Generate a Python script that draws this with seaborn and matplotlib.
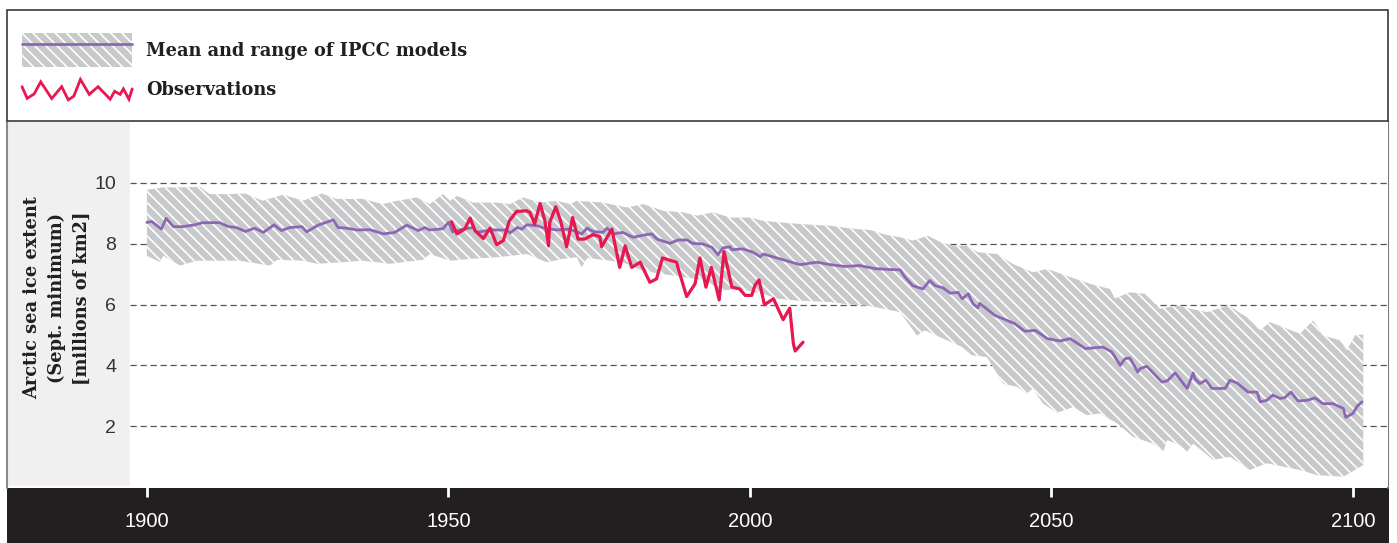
import numpy as np
import matplotlib
matplotlib.use("Agg")
import matplotlib.pyplot as plt
import matplotlib.patches as mpatches
from matplotlib.lines import Line2D
from matplotlib.legend_handler import HandlerBase, HandlerTuple, HandlerLine2D
import seaborn as sns

# ---------------- data ----------------
mean_years = [1900.0, 1900.8, 1902.4, 1903.2, 1904.4, 1906.0, 1907.7, 1909.3, 1912.1, 1913.5,
              1914.9, 1916.3, 1917.9, 1919.3, 1921.1, 1922.3, 1923.7, 1925.7, 1926.5, 1928.4,
              1930.9, 1931.7, 1933.1, 1934.8, 1937.0, 1939.2, 1941.1, 1943.1, 1945.0, 1946.1,
              1946.9, 1949.1, 1950.0, 1950.7, 1952.4, 1954.1, 1954.7, 1956.9, 1959.7, 1960.2,
              1961.4, 1962.2, 1963.0, 1964.7, 1966.0, 1968.0, 1970.1, 1972.1, 1973.0, 1974.0,
              1975.6, 1976.3, 1977.3, 1978.9, 1980.6, 1982.9, 1983.7, 1984.6, 1986.7, 1988.1,
              1989.6, 1990.5, 1992.2, 1993.7, 1994.7, 1995.5, 1996.7, 1997.0, 1998.8, 2000.5,
              2001.7, 2002.2, 2005.0, 2008.3, 2011.1, 2013.3, 2015.8, 2018.2, 2020.7, 2023.2,
              2024.9, 2025.7, 2027.0, 2028.7, 2029.8, 2030.7, 2032.0, 2033.2, 2034.5, 2035.2,
              2036.2, 2037.0, 2037.8, 2038.1, 2040.6, 2042.6, 2043.9, 2045.6, 2047.3, 2049.3,
              2051.4, 2053.1, 2055.6, 2058.5, 2060.0, 2061.4, 2062.2, 2063.0, 2064.3, 2064.7,
              2065.8, 2068.3, 2069.2, 2070.5, 2072.5, 2073.5, 2073.8, 2074.6, 2075.6, 2076.6,
              2078.8, 2079.6, 2080.8, 2082.6, 2084.1, 2084.6, 2085.7, 2086.7, 2087.9, 2088.7,
              2089.7, 2090.9, 2092.4, 2093.7, 2095.0, 2096.7, 2098.4, 2098.8, 2100.0, 2100.7,
              2101.5]
mean_extent = [8.70, 8.73, 8.48, 8.83, 8.56, 8.56, 8.61, 8.69, 8.69, 8.56,
               8.53, 8.40, 8.51, 8.37, 8.62, 8.43, 8.53, 8.56, 8.39, 8.61,
               8.78, 8.53, 8.51, 8.45, 8.46, 8.32, 8.37, 8.61, 8.43, 8.53,
               8.45, 8.49, 8.70, 8.39, 8.48, 8.53, 8.37, 8.45, 8.45, 8.35,
               8.53, 8.48, 8.62, 8.59, 8.50, 8.45, 8.48, 8.32, 8.51, 8.40,
               8.37, 8.51, 8.32, 8.37, 8.21, 8.30, 8.32, 8.15, 8.01, 8.12,
               8.12, 8.01, 7.99, 7.88, 7.64, 7.86, 7.90, 7.80, 7.83, 7.72,
               7.57, 7.66, 7.50, 7.31, 7.39, 7.31, 7.25, 7.28, 7.18, 7.15,
               7.14, 6.90, 6.62, 6.51, 6.79, 6.62, 6.55, 6.37, 6.40, 6.19,
               6.35, 6.02, 5.89, 6.04, 5.64, 5.48, 5.37, 5.12, 5.15, 4.88,
               4.80, 4.88, 4.55, 4.60, 4.44, 4.00, 4.22, 4.24, 3.78, 3.89,
               3.97, 3.45, 3.49, 3.75, 3.24, 3.75, 3.56, 3.40, 3.51, 3.24,
               3.24, 3.51, 3.42, 3.12, 3.12, 2.80, 2.85, 3.02, 2.91, 2.94,
               3.12, 2.83, 2.85, 2.93, 2.74, 2.74, 2.58, 2.29, 2.42, 2.66,
               2.80]

upper_years = [1900.0, 1902.7, 1905.5, 1908.8, 1910.4, 1913.8, 1916.3, 1919.2, 1922.6, 1925.9,
               1929.0, 1931.5, 1935.8, 1939.1, 1941.5, 1944.8, 1946.9, 1949.1, 1950.3, 1951.4,
               1954.1, 1958.0, 1960.2, 1962.4, 1965.2, 1968.0, 1970.2, 1971.3, 1975.6, 1979.6,
               1982.3, 1985.6, 1988.9, 1991.2, 1993.9, 1996.7, 2000.0, 2002.2, 2005.0, 2008.8,
               2013.3, 2016.6, 2019.9, 2022.4, 2024.9, 2027.0, 2029.5, 2032.0, 2034.3, 2036.0,
               2037.8, 2041.0, 2043.6, 2046.9, 2049.3, 2053.1, 2056.4, 2059.7, 2060.5, 2063.0,
               2065.5, 2068.0, 2070.8, 2073.0, 2075.8, 2079.3, 2082.4, 2084.6, 2086.2, 2089.1,
               2091.2, 2093.4, 2095.0, 2097.9, 2099.0, 2100.3, 2101.7]
upper_extent = [9.77, 9.85, 9.85, 9.87, 9.63, 9.63, 9.65, 9.41, 9.61, 9.41,
                9.65, 9.47, 9.47, 9.30, 9.41, 9.52, 9.30, 9.63, 9.41, 9.57,
                9.35, 9.35, 9.30, 9.52, 9.35, 9.41, 9.30, 9.41, 9.35, 9.19,
                9.30, 9.08, 9.03, 8.92, 9.03, 8.86, 8.86, 8.75, 8.70, 8.64,
                8.59, 8.50, 8.45, 8.30, 8.21, 8.10, 8.26, 8.01, 7.93, 7.93,
                7.72, 7.66, 7.33, 7.06, 7.17, 6.90, 6.68, 6.51, 6.20, 6.40,
                6.35, 5.86, 5.97, 5.86, 5.75, 5.97, 5.58, 5.15, 5.42, 5.20,
                5.04, 5.48, 4.98, 4.82, 4.49, 4.98, 5.02]

lower_years = [1900.0, 1902.2, 1902.7, 1905.5, 1908.3, 1911.6, 1915.4, 1920.4, 1921.6, 1925.9,
               1928.2, 1932.5, 1935.8, 1940.3, 1945.8, 1946.9, 1950.3, 1953.6, 1958.0, 1963.0,
               1966.3, 1969.0, 1971.3, 1972.1, 1973.0, 1976.8, 1978.9, 1982.3, 1985.6, 1988.9,
               1992.9, 1995.0, 1998.3, 2002.2, 2004.5, 2007.8, 2013.3, 2016.6, 2019.9, 2022.4,
               2024.9, 2027.7, 2029.0, 2031.5, 2035.2, 2036.8, 2039.3, 2042.0, 2044.3, 2045.9,
               2046.9, 2048.6, 2050.9, 2053.6, 2055.9, 2058.0, 2060.9, 2063.5, 2066.8, 2068.5,
               2069.2, 2071.3, 2072.5, 2073.5, 2076.8, 2079.6, 2082.9, 2085.7, 2088.4, 2091.2,
               2094.0, 2098.4, 2101.7]
lower_extent = [7.60, 7.39, 7.60, 7.28, 7.44, 7.44, 7.44, 7.28, 7.47, 7.44,
                7.34, 7.39, 7.44, 7.34, 7.47, 7.66, 7.44, 7.50, 7.55, 7.66,
                7.39, 7.50, 7.55, 7.22, 7.53, 7.44, 7.39, 7.11, 7.00, 6.90,
                6.79, 6.46, 6.51, 6.35, 6.19, 6.13, 6.08, 6.00, 5.95, 5.85,
                5.75, 4.98, 5.15, 4.93, 4.60, 4.33, 4.27, 3.40, 3.29, 3.07,
                3.24, 2.74, 2.44, 2.63, 2.36, 2.42, 2.09, 1.65, 1.43, 1.16,
                1.54, 1.38, 1.16, 1.43, 0.89, 0.99, 0.56, 0.78, 0.67, 0.56,
                0.39, 0.34, 0.72]

obs_years = [1950.5, 1951.4, 1952.7, 1953.6, 1954.4, 1955.8, 1956.9, 1958.0, 1959.1, 1960.1,
             1961.3, 1963.0, 1963.5, 1964.3, 1965.2, 1966.0, 1966.6, 1966.8, 1967.8, 1968.6,
             1969.6, 1970.6, 1971.5, 1972.6, 1974.0, 1975.1, 1975.4, 1977.1, 1978.4, 1979.3,
             1980.4, 1981.8, 1983.4, 1984.5, 1985.5, 1987.8, 1989.5, 1990.9, 1991.7, 1992.7,
             1993.6, 1994.9, 1995.7, 1997.0, 1998.3, 1999.2, 2000.3, 2000.8, 2001.5, 2002.4,
             2003.9, 2005.5, 2006.6, 2007.2, 2007.5, 2008.8]
obs_extent = [8.72, 8.32, 8.48, 8.84, 8.43, 8.17, 8.51, 7.97, 8.10, 8.75,
              9.06, 9.08, 9.03, 8.65, 9.32, 8.75, 7.93, 8.70, 9.21, 8.75,
              7.90, 8.86, 8.15, 8.15, 8.30, 8.23, 7.90, 8.48, 7.22, 7.93,
              7.22, 7.39, 6.73, 6.84, 7.53, 7.39, 6.26, 6.68, 7.53, 6.57,
              7.22, 6.15, 7.74, 6.57, 6.51, 6.30, 6.30, 6.62, 6.81, 5.99,
              6.19, 5.50, 5.88, 4.71, 4.47, 4.76]

x_ticks = [1900, 1950, 2000, 2050, 2100]
y_ticks = [2, 4, 6, 8, 10]
legend_labels = ["Mean and range of IPCC models", "Observations"]
y_label = "Arctic sea ice extent\n(Sept. minimum)\n[millions of km2]"

# ---------------- style ----------------
PURPLE = "#8c68b4"
RED = "#e8174f"
BAND = "#c8c9cb"
DARK = "#231f20"
HATCH = chr(92) * 3   # dense backslash hatch

sns.set_theme(style="white")
plt.rcParams["font.family"] = ["Liberation Sans", "DejaVu Sans"]
plt.rcParams["hatch.color"] = "white"
plt.rcParams["hatch.linewidth"] = 1.2
plt.rcParams["xtick.bottom"] = True

W, H = 1397, 543
fig = plt.figure(figsize=(W / 100, H / 100), dpi=100)
fig.patch.set_facecolor("white")


def fx(px):
    return px / W


def fy(py):
    return 1 - py / H


# background panels
fig.patches.append(mpatches.Rectangle((fx(7), fy(486)), fx(130) - fx(7), fy(122) - fy(486),
                                      transform=fig.transFigure, facecolor="#f0f0f0",
                                      edgecolor="none", zorder=-2))
fig.patches.append(mpatches.Rectangle((fx(7), 0), fx(1389) - fx(7), fy(488),
                                      transform=fig.transFigure, facecolor=DARK,
                                      edgecolor="none", zorder=-2))
fig.patches.append(mpatches.Rectangle((fx(7), fy(121)), fx(1388) - fx(7), fy(10) - fy(121),
                                      transform=fig.transFigure, facecolor="none",
                                      edgecolor="#3a3a3a", linewidth=1.2, zorder=-1))
fig.lines.append(Line2D([fx(1388), fx(1388)], [fy(121), fy(488)], transform=fig.transFigure,
                        color="#7a7a7a", linewidth=1.5, zorder=-1))
fig.lines.append(Line2D([fx(7), fx(7)], [fy(121), fy(488)], transform=fig.transFigure,
                        color="#8a8a8a", linewidth=1.5, zorder=-1))

# main axes
ax = fig.add_axes([fx(130), fy(487), fx(1388) - fx(130), fy(122) - fy(487)])
ax.set_facecolor("white")

band_x = np.concatenate([upper_years, lower_years[::-1]])
band_y = np.concatenate([upper_extent, lower_extent[::-1]])
ax.fill(band_x, band_y, facecolor=BAND, edgecolor="white", linewidth=0,
        hatch=HATCH, zorder=1)

sns.lineplot(x=mean_years, y=mean_extent, color=PURPLE, linewidth=2.0, ax=ax,
             estimator=None, sort=False, zorder=3)
sns.lineplot(x=obs_years, y=obs_extent, color=RED, linewidth=2.3, ax=ax,
             estimator=None, sort=False, zorder=4)

ax.set_xlim(1897.2, 2105.8)
ax.set_ylim(0, 12.0)
ax.set_xticks(x_ticks)
ax.set_xticklabels([str(t) for t in x_ticks])
ax.set_yticks(y_ticks)
ax.set_yticklabels([str(t) for t in y_ticks])
ax.set_xlabel("")
ax.set_ylabel("")
for s in ax.spines.values():
    s.set_visible(False)
ax.tick_params(axis="x", which="major", bottom=True, direction="out", length=7,
               width=2.0, color="white", labelcolor="white", labelsize=14.5, pad=11)
ax.tick_params(axis="y", which="major", left=False, length=0, labelsize=14,
               labelcolor="#333333", pad=10)
ax.set_axisbelow(True)
ax.yaxis.grid(True, linestyle=(0, (5, 3)), color="#555555", linewidth=0.9)
ax.xaxis.grid(False)

# y label
fig.text(fx(57), fy(298), y_label, rotation=90, ha="center", va="center",
         multialignment="center", fontsize=12.8, fontweight="bold",
         family="DejaVu Serif", color=DARK, linespacing=1.5)


# legend
class HandlerZigzag(HandlerBase):
    xs = [0, 0.047, 0.11, 0.17, 0.27, 0.36, 0.42, 0.47, 0.53, 0.61, 0.69, 0.80, 0.84,
          0.89, 0.92, 0.97, 1.0]
    ys = [0.64, 0.11, 0.31, 0.86, 0.10, 0.64, 0.04, 0.21, 0.97, 0.29, 0.64, 0.07, 0.43,
          0.29, 0.54, 0.07, 0.54]

    def create_artists(self, legend, orig_handle, xdescent, ydescent, width, height,
                       fontsize, trans):
        x = np.array(self.xs) * width - xdescent
        y = (0.18 + 0.64 * np.array(self.ys)) * height - ydescent
        ln = Line2D(x, y, color=orig_handle.get_color(), linewidth=orig_handle.get_linewidth(),
                    solid_joinstyle="miter")
        ln.set_transform(trans)
        return [ln]


band_handle = mpatches.Patch(facecolor=BAND, edgecolor="white", linewidth=0, hatch=HATCH)
mean_handle = Line2D([], [], color=PURPLE, linewidth=2.0)
obs_handle = Line2D([], [], color=RED, linewidth=2.0)
fig.legend(handles=[(band_handle, mean_handle), obs_handle], labels=legend_labels,
           handler_map={tuple: HandlerTuple(ndivide=1, pad=0),
                        Line2D: HandlerLine2D(marker_pad=0),
                        obs_handle: HandlerZigzag()},
           loc="upper left", bbox_to_anchor=(fx(22), fy(33)), frameon=False,
           borderpad=0, borderaxespad=0, handlelength=6.2, handleheight=2.6,
           handletextpad=0.8, labelspacing=0.29,
           prop={"family": "DejaVu Serif", "weight": "bold", "size": 12.8},
           labelcolor=DARK)

fig.savefig("out.png", dpi=100)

--

### Goal
Everything from the top line of the data down to and including the line with "import seaborn as sns" is to be copied, except the pictures.

### Response below
Generate a Python script that draws this with seaborn and matplotlib.
import numpy as np
import matplotlib
matplotlib.use("Agg")
import matplotlib.pyplot as plt
import matplotlib.patches as mpatches
from matplotlib.lines import Line2D
from matplotlib.legend_handler import HandlerBase, HandlerTuple, HandlerLine2D
import seaborn as sns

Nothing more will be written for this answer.